How important or necessary is it for us to express our emotions following a collective trauma such as the 9/11 tragedy? If we choose to keep our thoughts to ourselves is it a sign of some potentially harmful repression or other pathology? Not according to a study to be published in the June edition of the Journal of Consulting and Clinical Psychology.
Mark Seery, Ph.D., an assistant professor of psychology at the University of Buffalo, investigated the effects of collective traumas such as school shootings or terrorist attacks. The main feature of the study was an investigation on the psychological and physical effects of exposure to a tragic event whilst not personally experiencing the direct loss of a friend or family member. Contrary to the popular notion that it is necessary for everyone exposed to such traumas to have an outlet for their thoughts and emotions, Seery found that people who prefer to keep their thoughts to themselves may be better off.

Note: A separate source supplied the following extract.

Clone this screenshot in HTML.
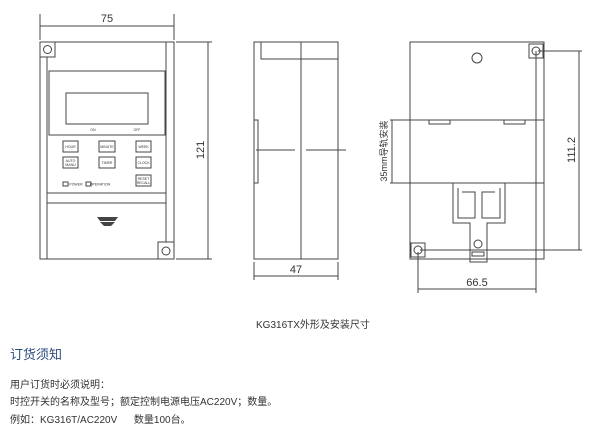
<!DOCTYPE html>
<html><head><meta charset="utf-8"><style>
body{margin:0;background:#fff;width:600px;height:437px;overflow:hidden;font-family:"Liberation Sans","Noto Sans CJK SC",sans-serif}
.t{position:absolute;white-space:nowrap;color:#333}
</style></head><body>
<svg width="600" height="437" style="position:absolute;left:0;top:0" font-family="Liberation Sans, sans-serif">
<g fill="none" stroke="#444" stroke-width="1">
<!-- front view -->
<rect x="40" y="42" width="134" height="217"/>
<line x1="47" y1="57" x2="47" y2="259"/>
<line x1="166" y1="42" x2="166" y2="242"/>
<path d="M40 57 H55 V42"/><circle cx="47.5" cy="49.5" r="4"/>
<path d="M158 259 V242 H174"/><circle cx="166" cy="251" r="4"/>
<rect x="49" y="71" width="116" height="64"/>
<rect x="66" y="93" width="82" height="31"/>
<rect x="63" y="141" width="15" height="11"/><rect x="99" y="141" width="16" height="11"/><rect x="136" y="141" width="15" height="11"/>
<rect x="63" y="157" width="15" height="11"/><rect x="99" y="157" width="16" height="11"/><rect x="136" y="157" width="15" height="11"/>
<rect x="136" y="175" width="15" height="11"/>
<rect x="63" y="182" width="5" height="4"/><rect x="86" y="182" width="5" height="4"/>
<line x1="47" y1="193" x2="166" y2="193"/><line x1="47" y1="203" x2="166" y2="203"/>
<!-- dims front -->
<line x1="40" y1="14" x2="40" y2="40"/><line x1="174" y1="14" x2="174" y2="40"/>
<line x1="40" y1="26" x2="174" y2="26"/>
<line x1="176" y1="42" x2="212" y2="42"/><line x1="176" y1="259" x2="212" y2="259"/>
<line x1="208" y1="42" x2="208" y2="259"/>
<!-- side view -->
<rect x="254" y="42" width="84" height="217"/>
<line x1="301" y1="42" x2="301" y2="259"/>
<path d="M261 42 V59 H338"/>
<path d="M254 120 H258 V183 H254" />
<line x1="256" y1="150" x2="295" y2="150"/><line x1="306" y1="150" x2="346" y2="150"/>
<line x1="254" y1="262" x2="254" y2="280"/><line x1="338" y1="262" x2="338" y2="280"/>
<line x1="254" y1="276" x2="338" y2="276"/>
<!-- back view -->
<rect x="410" y="42" width="134" height="217"/>
<line x1="410" y1="120" x2="544" y2="120"/><line x1="410" y1="183" x2="544" y2="183"/>
<rect x="429" y="120" width="21" height="4"/><rect x="504" y="120" width="21" height="4"/>
<circle cx="477" cy="58" r="5"/>
<rect x="529" y="44" width="14" height="14"/><circle cx="536" cy="51" r="4"/>
<rect x="411" y="243" width="14" height="14"/><circle cx="418" cy="250" r="4"/>
<path d="M453 183 V223 H470 V262 H487 V223 H505 V183"/>
<path d="M458 188 V218 H475 V192 H462 M500 188 V218 H482 V192 H495"/>
<circle cx="478" cy="244" r="4"/><rect x="472" y="252" width="12" height="4"/>
<line x1="536" y1="51" x2="536" y2="293"/><line x1="418" y1="252" x2="418" y2="293"/>
<line x1="418" y1="289" x2="536" y2="289"/>
<line x1="538" y1="51" x2="582" y2="51"/><line x1="420" y1="250" x2="582" y2="250"/>
<line x1="579" y1="51" x2="579" y2="250"/>
<line x1="390" y1="120" x2="410" y2="120"/><line x1="390" y1="183" x2="410" y2="183"/>
<line x1="392" y1="120" x2="392" y2="183"/>
</g>
<path d="M97 217 H118 L115 221 H100 Z M100 222 H115 L111 226 H104 Z" fill="#444"/>
<g font-size="11" fill="#333" text-anchor="middle">
<text x="107" y="22">75</text>
<text x="296" y="273">47</text>
<text x="477" y="286">66.5</text>
<text transform="translate(204,150) rotate(-90)">121</text>
<text transform="translate(575,150) rotate(-90)">111.2</text>
<text transform="translate(387,151) rotate(-90)" font-size="9" font-family="Liberation Sans, Noto Sans CJK SC, sans-serif">35mm导轨安装</text>
</g>
<g font-size="3.5" fill="#333" text-anchor="middle">
<text x="93" y="131">ON</text><text x="137" y="131">OFF</text>
<text x="70.5" y="148">HOUR</text><text x="107" y="148">MINUTE</text><text x="143.5" y="148">WEEK</text>
<text x="70.5" y="162">AUTO</text><text x="70.5" y="166">MANU</text><text x="107" y="164">TIMER</text><text x="143.5" y="164">CLOCK</text>
<text x="143.5" y="180">RESET</text><text x="143.5" y="184">RECALL</text>
<text x="76" y="185.5">POWER</text><text x="100" y="185.5">OPERATION</text>
</g>
</svg>
<div class="t" style="left:256px;top:316px;font-size:10px">KG316TX外形及安装尺寸</div>
<div class="t" style="left:10px;top:344px;font-size:13px;color:#2b4a7d">订货须知</div>
<div class="t" style="left:10px;top:376px;font-size:10px">用户订货时必须说明：</div>
<div class="t" style="left:10px;top:393px;font-size:10px">时控开关的名称及型号；额定控制电源电压AC220V；数量。</div>
<div class="t" style="left:10px;top:411px;font-size:10px">例如：KG316T/AC220V&nbsp;&nbsp;&nbsp;&nbsp;&nbsp;&nbsp;数量100台。</div>
</body></html>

The study involved an online survey set up following the 9/11 terrorist attacks. Dr Seery, an expert in the psychology of stress, sent an email to more 2,000 men and women who were already involved in university research, just hours after the attack asking them to share their thoughts 'on the shocking events of today'. Only three-quarters chose to reply. The whole group were then regularly re-contacted over the next two years, requesting details of their health. Seery and his team then compared people who chose to express themselves with those who did not.

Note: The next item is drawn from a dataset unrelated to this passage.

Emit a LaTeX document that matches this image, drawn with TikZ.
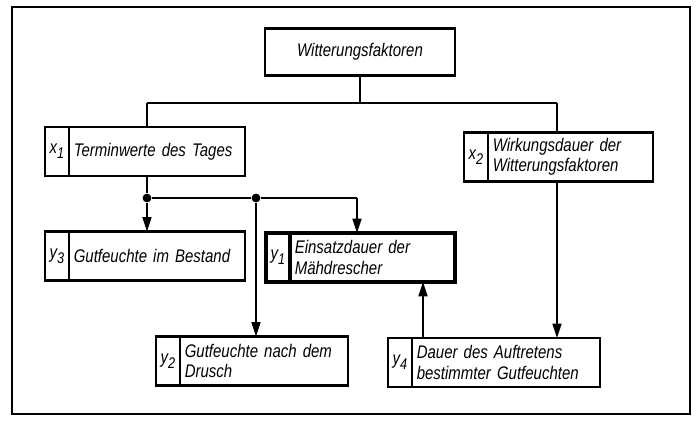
\documentclass[tikz,border=0pt]{standalone}
\usepackage{fontspec}
\setmainfont[FakeStretch=0.82]{Liberation Sans}
\usetikzlibrary{arrows.meta,positioning}
\newcommand{\vsub}[2]{#1\raisebox{-0.55ex}{\fontsize{11}{11}\selectfont #2}}

\begin{document}
\begin{tikzpicture}[x=0.025cm, y=-0.025cm,
  every node/.style={font=\itshape\fontsize{13}{14.5}\selectfont},
  head/.style={draw, line width=1.6pt, minimum width=4.75cm, minimum height=1.175cm,
               outer sep=0pt},
  idx/.style={draw, line width=1.6pt, minimum width=0.6cm, minimum height=1.22cm,
              inner sep=0pt, outer sep=0pt, anchor=west},
  desc/.style={draw, line width=1.6pt, minimum height=1.22cm, inner xsep=0.12cm,
               outer sep=0pt, align=left},
  strong/.style={line width=2.4pt},
  line/.style={line width=1.6pt},
  flow/.style={line width=1.6pt, -{Triangle[length=3.6mm, width=2.2mm]}},
  dot/.style={circle, fill, inner sep=0pt, minimum size=2.2mm}
]
  \useasboundingbox (0,0) rectangle (698,424);
  \draw[line width=1.8pt] (12,7) rectangle (690,414);

  \node[head] (top) at (360,52) {Witterungsfaktoren};

  \node[idx]  (x1i) at (45,151.5) {\vsub{x}{1}};
  \node[desc, text width=4.16cm, right=0pt of x1i] (x1t) {Terminwerte des Tages};

  \node[idx]  (x2i) at (464,157) {\vsub{x}{2}};
  \node[desc, text width=3.885cm, right=0pt of x2i] (x2t) {Wirkungsdauer der\\Witterungsfaktoren};

  \node[idx]  (y3i) at (45,256) {\vsub{y}{3}};
  \node[desc, text width=4.16cm, right=0pt of y3i] (y3t) {Gutfeuchte im Bestand};

  \node[idx, strong]  (y1i) at (266,257.5) {\vsub{y}{1}};
  \node[desc, strong, text width=3.885cm, right=0pt of y1i] (y1t) {Einsatzdauer der\\Mähdrescher};

  \node[idx]  (y2i) at (156,361) {\vsub{y}{2}};
  \node[desc, text width=3.96cm, right=0pt of y2i] (y2t) {Gutfeuchte nach dem\\Drusch};

  \node[idx]  (y4i) at (388,362.5) {\vsub{y}{4}};
  \node[desc, text width=4.46cm, right=0pt of y4i] (y4t) {Dauer des Auftretens\\bestimmter Gutfeuchten};

  % Verzweigungen
  \coordinate (jl) at (147,103);
  \coordinate (jr) at (557,103);
  \coordinate (k1) at (357,198);
  \coordinate (u)  at (423,338);
  \node[dot] (d1) at (147,198) {};
  \node[dot] (d2) at (256,198) {};

  \draw[line] (top.south) -- (top.south |- jl);
  \draw[line] (jl) -- (jr);
  \draw[line] (jl) -- (jl |- x1t.north);
  \draw[line] (jr) -- (jr |- x2t.north);
  \draw[line] (jl |- x1t.south) -- (d1);
  \draw[line] (d1) -- (d2) -- (k1);
  \draw[flow] (d1) -- (d1 |- y3t.north);
  \draw[flow] (k1) -- (k1 |- y1t.north);
  \draw[flow] (d2) -- (d2 |- y2t.north);
  \draw[flow] (jr |- x2t.south) -- (jr |- y4t.north);
  \draw[flow] (u |- y4t.north) -- (u |- y1t.south);
\end{tikzpicture}
\end{document}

According to the assumption that it is necessary to express emotions after a traumatic event, it follows that those who do not should be more likely to experience negative mental and physical health symptoms over time. The research team found exactly the opposite. When the team moved on to examine only the results from people who did express their views they found those who expressed more were worse off than those who expressed less.

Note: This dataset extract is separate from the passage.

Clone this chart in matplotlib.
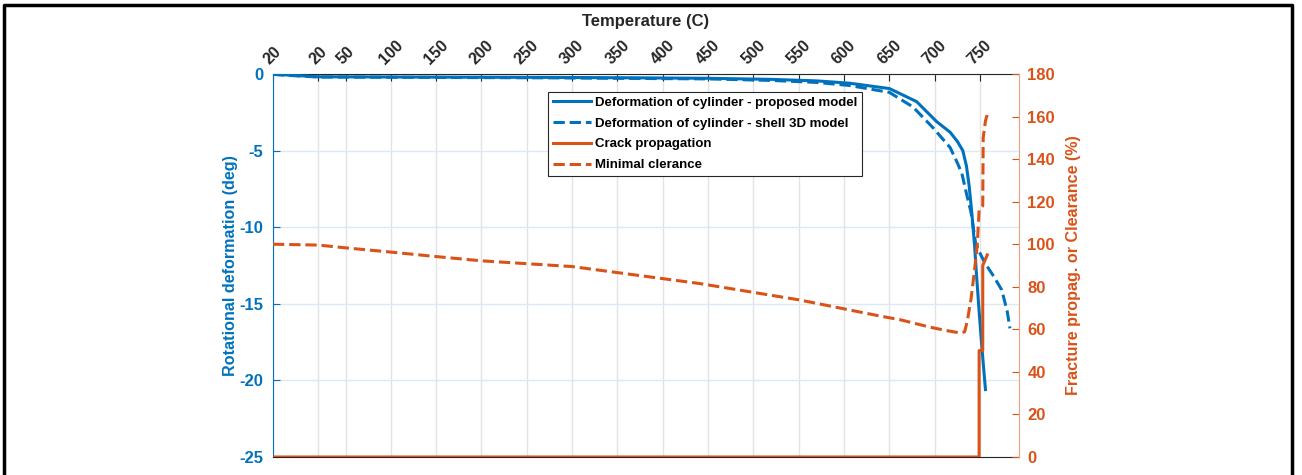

What Seery and his team effectively touch on is the fact that a one-size-fits-all approach to therapy is rarely effective. Seery feels his findings have important implications for expectations of how people should respond in the face of trauma affecting a community or even the nation. Following the tragic shootings at Virginia Tech University, Seery observed a number of therapists on the media promoting the importance of getting all the students to express their feelings. Seery pointed out that, "this perfectly exemplifies the assumption in popular culture, and even in clinical practice, that people need to talk in order to overcome a collective trauma."
Dr Seery states his results do not mean that it is bad for people to express their feelings so much as it is both normal and acceptable for people to choose not to. "It's important to remember that not everyone copes with events in the same way, and in the immediate aftermath of a collective trauma, it is perfectly healthy to not want to express one's thoughts and feelings," Seery states.